= Fort Lincoln (Kansas) =

Historic fort in Kansas, USA

Fort Lincoln was established about 24 August 1861, by United States Senator James Lane. Earlier in August, Lane had reestablished Fort Scott as a military post. Soon Confederate troops under Maj. Gen. Sterling Price threatened to overrun the newly reopened post.

Lane moved 1200 troops, most of the citizens of the town of Fort Scott, and some refugees from Missouri to a point 15 miles northwest of Fort Scott. On some low ground on the north side of the Little Osage River, Fort Lincoln was established. The post was named for President Abraham Lincoln. Lane was criticized for choosing such a low spot, because it was difficult to see enemy troops coming and the area was prone to flooding during periods of heavy rains.
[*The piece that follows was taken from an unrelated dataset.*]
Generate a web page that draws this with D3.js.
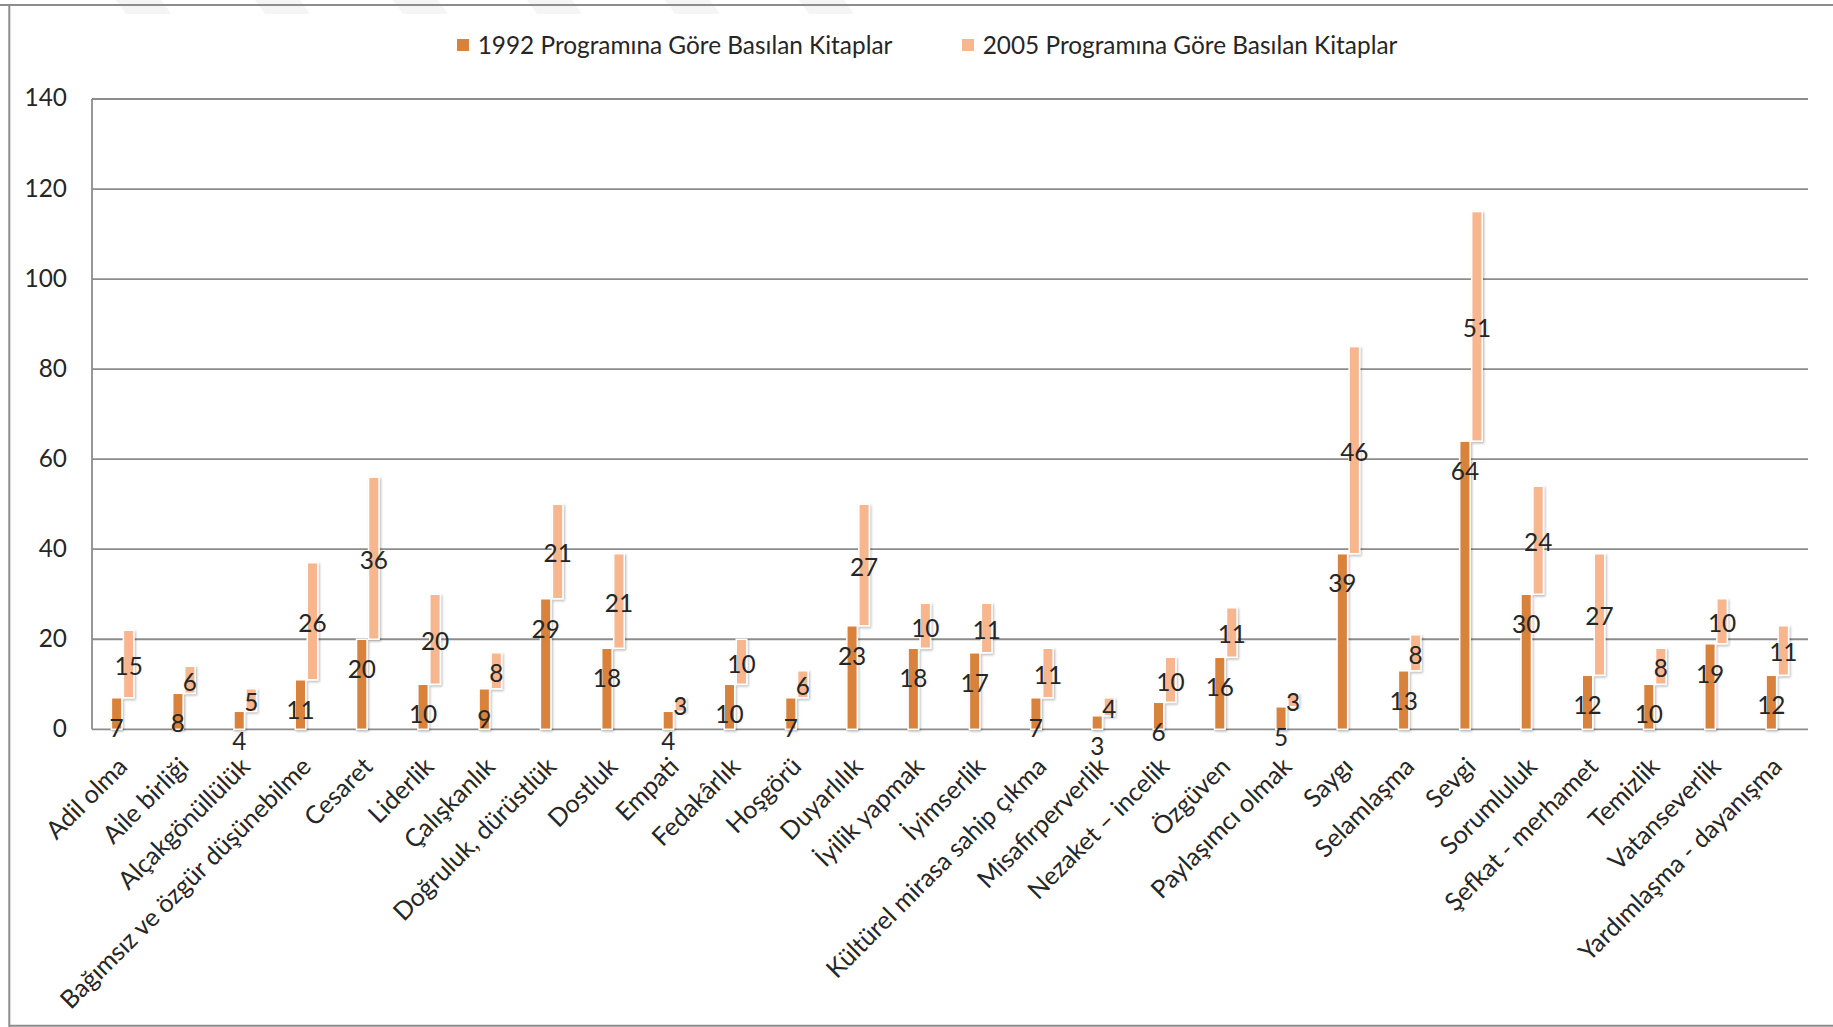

The post consisted of a number of buildings surrounded by a 5 ft earthwork embankment. One large blockhouse was relocated to the town of Fort Scott about 1864 to help protect it and the post of Fort Scott. The town of Fort Lincoln was also established by Lane outside the post in 1861.

Once the threat to Fort Scott disappeared in September 1861, Lane took most of his troops from Fort Lincoln, leaving about 300 infantry and cavalry troops. In 1862, Lane's force was disbanded and the post was occupied by black Union soldiers, who guarded the post as a prisoner of war camp. Many Confederates were incarcerated there. In April 1863 the black troops were replaced by white troops. Between May and August 1863 the military abandoned the use of Fort Lincoln.

After its abandonment, George Walrod moved his family inside the fort. Walrod garrisoned the post as a one-man operation. Walrod died in October 1863 and in the winter a militia was formed in the area. The militia probably made use of Fort Lincoln until its destruction by retreating Confederates under Price on 25 October 1864. It was never rebuilt and the town of Fort Lincoln eventually disappeared.